These are the resources we use time and time again. We compiled this list to assist Four Hills Village residents in their home history research. We keep this list updated regularly as resources come and go and to ensure that our neighbors have the most up to date information available to them. We hope to eventually expand this list to cover general Modernism architecture and historically significant homewares.

New Mexico Home History

The Albuquerque Library has some of our best resources for home history. If you are ready to start learning about your home’s history be prepared to make use of your library card!

The digital newspaper archive can be browsed online. We suggest using the advanced search options to look up the names and addresses in Four Hills. Sometime you will find announcements, home highlights, realty ads and articles written about original and former residents.

The Genealogy Department at Main Library is another great resource for library card holders interested in their home history. This department consists of a research room on the second floor where users can access more in-depth data bases and archives without purchasing a subscription. They are a free perk of the library system however they are only accessible in person.

The Special Collections Library is a primary resource for research at Four Hills Village Proper Project. The hold a complete collection of 1960s phonebooks which are great for confirming the listed residents from any point in time. They also carry the full hard copy collection of Albuquerque Progress, a bi-monthly publication put out by Albuquerque National bank from 1934 to 1965.

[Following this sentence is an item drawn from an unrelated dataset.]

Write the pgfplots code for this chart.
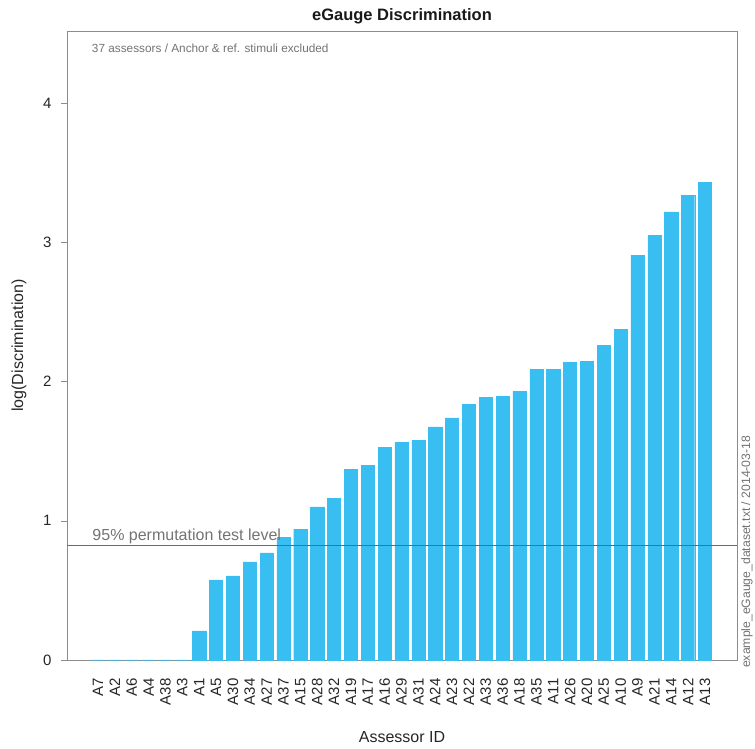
\documentclass[border=0pt]{standalone}
\usepackage{pgfplots}
\pgfplotsset{compat=1.18}
\usepackage{fontspec}
\setmainfont{Liberation Sans}
\definecolor{barc}{RGB}{56,190,240}
\definecolor{framec}{RGB}{140,140,140}
\definecolor{txtgray}{RGB}{115,115,115}
\definecolor{linec}{RGB}{105,105,105}
\begin{document}
\begin{tikzpicture}
\useasboundingbox (-67pt,-89pt) rectangle (688pt,660pt);
\begin{axis}[
  name=ax,
  scale only axis, width=670pt, height=629pt,
  xmin=-1.84, xmax=37.9, ymin=0, ymax=4.52,
  clip=false,
  axis line style={framec, line width=0.6pt},
  xtick={0,...,36},
  xticklabels={A7,A2,A6,A4,A38,A3,A1,A5,A30,A34,A27,A37,A15,A28,A32,A19,A17,A16,A29,A31,A24,A23,A22,A33,A36,A18,A35,A11,A26,A20,A25,A10,A9,A21,A14,A12,A13},
  xtick style={draw=none},
  xticklabel style={rotate=90, anchor=east, font=\fontsize{15}{15}\selectfont, text=black!85},
  xticklabel shift=9pt,
  ytick={0,1,2,3,4},
  ytick pos=left,
  ytick style={framec, line width=0.6pt},
  tick align=outside, major tick length=6pt,
  yticklabel style={font=\fontsize{15}{15}\selectfont, text=black!85, xshift=-6pt},
  /pgf/number format/assume math mode=true,
  xlabel={Assessor ID}, ylabel={log(Discrimination)},
  xlabel style={at={(axis description cs:0.5,-0.1224)}, anchor=center, font=\fontsize{16}{16}\selectfont, text=black!85},
  ylabel style={at={(axis description cs:-0.0716,0.5)}, anchor=center, font=\fontsize{16}{16}\selectfont, text=black!85},
]
\addplot[ybar, bar width=13.2pt, fill=barc, draw=barc, line width=0.4pt] coordinates {
(0,0) (1,0) (2,0) (3,0) (4,0) (5,0)
(6,0.21) (7,0.575) (8,0.605) (9,0.705) (10,0.77) (11,0.88) (12,0.94)
(13,1.10) (14,1.16) (15,1.37) (16,1.40) (17,1.53) (18,1.565) (19,1.58)
(20,1.675) (21,1.74) (22,1.835) (23,1.885) (24,1.895) (25,1.93)
(26,2.09) (27,2.09) (28,2.137) (29,2.146) (30,2.26) (31,2.376)
(32,2.91) (33,3.05) (34,3.22) (35,3.34) (36,3.43)
};
\addplot[linec, line width=0.8pt, sharp plot] coordinates {(-1.84,0.82) (37.9,0.82)};
\node[anchor=south west, text=txtgray, font=\fontsize{16}{16}\selectfont, inner sep=1pt] at (axis cs:-0.4,0.825) {95\% permutation test level};
\node[anchor=west, text=txtgray, font=\fontsize{11.8}{11.8}\selectfont, inner sep=0pt] at (rel axis cs:0.037,0.973) {37 assessors / Anchor \& ref. stimuli excluded};
\end{axis}
\node[font=\fontsize{16.5}{16.5}\selectfont\bfseries, text=black!90] at ([yshift=15pt]ax.north) {eGauge Discrimination};
\node[rotate=90, anchor=west, text=txtgray, font=\fontsize{12.2}{12.2}\selectfont, inner sep=0pt] at ([xshift=10pt,yshift=-8pt]ax.south east) {example\_eGauge\_dataset.txt / 2014-03-18};
\end{tikzpicture}
\end{document}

The Albuquerque Progress is a was published by Albuquerque National Bank from 1934 to 1965. It was designed to record Albuquerque's growth and to promote the city to potential investors and residents. The magazine’s black and white photos are often the best visual record we can locate of individual structures at the time they were first built. They can be browsed online and hard copies can be found at the Spcial Collections Library.

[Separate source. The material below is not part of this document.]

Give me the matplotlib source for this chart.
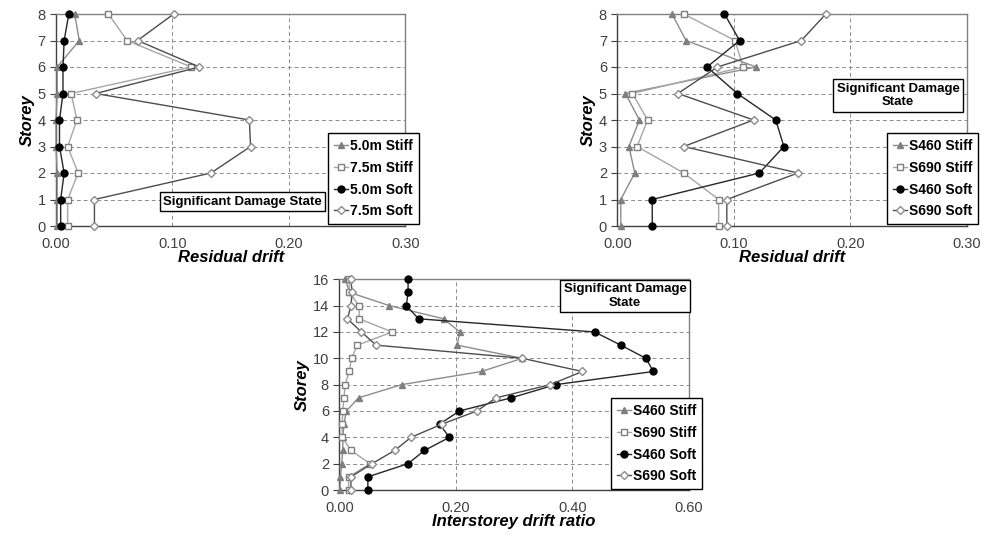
import matplotlib.pyplot as plt
import numpy as np

plt.rcParams['font.family'] = ['Liberation Sans', 'DejaVu Sans']

# storey levels
storeys_8 = np.arange(0, 9)
storeys_16 = np.arange(0, 17)

# Panel 1: residual drift, 8 storey (storey 0..8)
p1_labels = ['5.0m Stiff', '7.5m Stiff', '5.0m Soft', '7.5m Soft']
p1_50_stiff = [0.001, 0.001, 0.001, 0.000, 0.000, 0.001, 0.001, 0.020, 0.016]
p1_75_stiff = [0.010, 0.010, 0.019, 0.010, 0.018, 0.013, 0.116, 0.061, 0.045]
p1_50_soft = [0.004, 0.004, 0.007, 0.003, 0.003, 0.006, 0.006, 0.007, 0.011]
p1_75_soft = [0.033, 0.033, 0.133, 0.167, 0.166, 0.034, 0.123, 0.070, 0.101]

# Panel 2: residual drift, 8 storey, steel grades
p2_labels = ['S460 Stiff', 'S690 Stiff', 'S460 Soft', 'S690 Soft']
p2_460_stiff = [0.003, 0.003, 0.015, 0.010, 0.019, 0.007, 0.119, 0.059, 0.047]
p2_690_stiff = [0.087, 0.087, 0.057, 0.017, 0.026, 0.013, 0.108, 0.101, 0.057]
p2_460_soft = [0.030, 0.030, 0.122, 0.143, 0.136, 0.103, 0.077, 0.105, 0.092]
p2_690_soft = [0.094, 0.094, 0.155, 0.057, 0.117, 0.052, 0.086, 0.158, 0.179]

# Panel 3: interstorey drift ratio, 16 storey
p3_labels = ['S460 Stiff', 'S690 Stiff', 'S460 Soft', 'S690 Soft']
p3_460_stiff = [0.001, 0.002, 0.004, 0.006, 0.006, 0.008, 0.012, 0.033, 0.107,
                0.244, 0.314, 0.202, 0.207, 0.179, 0.086, 0.018, 0.010]
p3_690_stiff = [0.016, 0.016, 0.053, 0.020, 0.005, 0.005, 0.006, 0.008, 0.010,
                0.017, 0.021, 0.031, 0.091, 0.034, 0.034, 0.017, 0.017]
p3_460_soft = [0.049, 0.049, 0.118, 0.146, 0.189, 0.172, 0.206, 0.295, 0.371,
               0.539, 0.526, 0.483, 0.438, 0.136, 0.115, 0.118, 0.118]
p3_690_soft = [0.020, 0.020, 0.056, 0.095, 0.123, 0.176, 0.236, 0.269, 0.362,
               0.417, 0.314, 0.063, 0.038, 0.014, 0.020, 0.022, 0.020]

W, H = 987, 538
fig = plt.figure(figsize=(W / 100, H / 100), dpi=100)


def px_axes(x0, y0, x1, y1):
    return fig.add_axes([x0 / W, 1 - y1 / H, (x1 - x0) / W, (y1 - y0) / H])


styles = [
    dict(color='#8c8c8c', marker='^', markerfacecolor='#7f7f7f', markeredgecolor='#7f7f7f', markersize=5),
    dict(color='#a6a6a6', marker='s', markerfacecolor='white', markeredgecolor='#7f7f7f', markersize=4.5),
    dict(color='#262626', marker='o', markerfacecolor='black', markeredgecolor='black', markersize=5),
    dict(color='#4d4d4d', marker='D', markerfacecolor='white', markeredgecolor='#8c8c8c', markersize=3.8),
]


def draw_panel(ax, series, labels, ys, xmax, xstep, ymax, ystep, xlabel, leg_xy, note, note_xy):
    for vals, lab, st in zip(series, labels, styles):
        ax.plot(vals, ys, label=lab, linewidth=1.0, clip_on=False, zorder=3, **st)
    ax.set_xlim(0, xmax)
    ax.set_ylim(0, ymax)
    ax.set_xticks(np.arange(0, xmax + 1e-9, xstep))
    ax.set_xticklabels([f'{v:.2f}' for v in np.arange(0, xmax + 1e-9, xstep)])
    ax.set_yticks(np.arange(0, ymax + 1, ystep))
    ax.grid(True, linestyle=(0, (4, 3)), color='#8c8c8c', linewidth=0.7)
    ax.set_axisbelow(True)
    for s in ax.spines.values():
        s.set_color('#808080')
        s.set_linewidth(1.0)
    ax.spines['left'].set_color('#404040')
    ax.spines['bottom'].set_color('#404040')
    ax.tick_params(axis='both', labelsize=10.5, colors='#404040', labelcolor='#404040', length=4)
    ax.tick_params(axis='x', length=0, pad=8)
    ax.set_xlabel(xlabel, fontsize=12, fontweight='bold', fontstyle='italic', labelpad=-1)
    ax.set_ylabel('Storey', fontsize=12, fontweight='bold', fontstyle='italic', labelpad=2)
    leg = fig.legend(handles=ax.get_lines(), loc='upper left',
                     bbox_to_anchor=(leg_xy[0] / W, 1 - leg_xy[1] / H),
                     prop=dict(weight='bold', size=10), fancybox=False,
                     edgecolor='black', framealpha=1, handlelength=1.0,
                     handletextpad=0.1, labelspacing=0.55, borderpad=0.45,
                     borderaxespad=0)
    leg.get_frame().set_linewidth(1.0)
    fig.text(note_xy[0] / W, 1 - note_xy[1] / H, note, ha='center', va='center',
             fontsize=9.5, fontweight='bold', multialignment='center',
             bbox=dict(boxstyle='square,pad=0.25', facecolor='white', edgecolor='black', linewidth=1.0))


ax1 = px_axes(56, 14, 405.5, 226)
draw_panel(ax1, [p1_50_stiff, p1_75_stiff, p1_50_soft, p1_75_soft], p1_labels, storeys_8,
           0.30, 0.10, 8, 1, 'Residual drift', (328, 133), 'Significant Damage State', (242.5, 201.5))

ax2 = px_axes(617.3, 14, 966.8, 226)
draw_panel(ax2, [p2_460_stiff, p2_690_stiff, p2_460_soft, p2_690_soft], p2_labels, storeys_8,
           0.30, 0.10, 8, 1, 'Residual drift', (887, 133), 'Significant Damage\nState', (898, 95.5))

ax3 = px_axes(339.3, 279.3, 689, 490)
draw_panel(ax3, [p3_460_stiff, p3_690_stiff, p3_460_soft, p3_690_soft], p3_labels, storeys_16,
           0.60, 0.20, 16, 2, 'Interstorey drift ratio', (611, 398), 'Significant Damage\nState', (625, 296))

fig.savefig('out.png', dpi=100)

New Mexico Architecture Magazine was published bi-monthly between 1959 and 1991. It served as the official publication of the New Mexico Chapter of the American Institute of Architects.

Modern Albuquerque is a local non-profit that hosts their own list of resources which we linked here. We suggest checking them out!

The 2013 a survey of Mid-Century Modernist Architectural Resources was produced for the city of Albuquerque. It documents several significant examples of modernism throughout Albuquerque. It touches on Four Hills Village but ultimately the surveyors ran out of time and funds and suggested to the city that further research be completed for Four Hills and that is could be a potential candidate for a historic district.

Bernalillo County Public Records is a good place to go to learn about previous owners through title history. It is worth noting that there are some large gaps in their information. When we called the department in hopes locate the hard copies of the missing records we were informed that boxes of documents which covered Four Hills history had been thrown away.

Bernalillo County Treasurer is a resources for searching tax records associated with your home. The property tax search is provided as a public service.

Office if the New Mexico State Historian, Rob Martinez, who has been serving since 2019.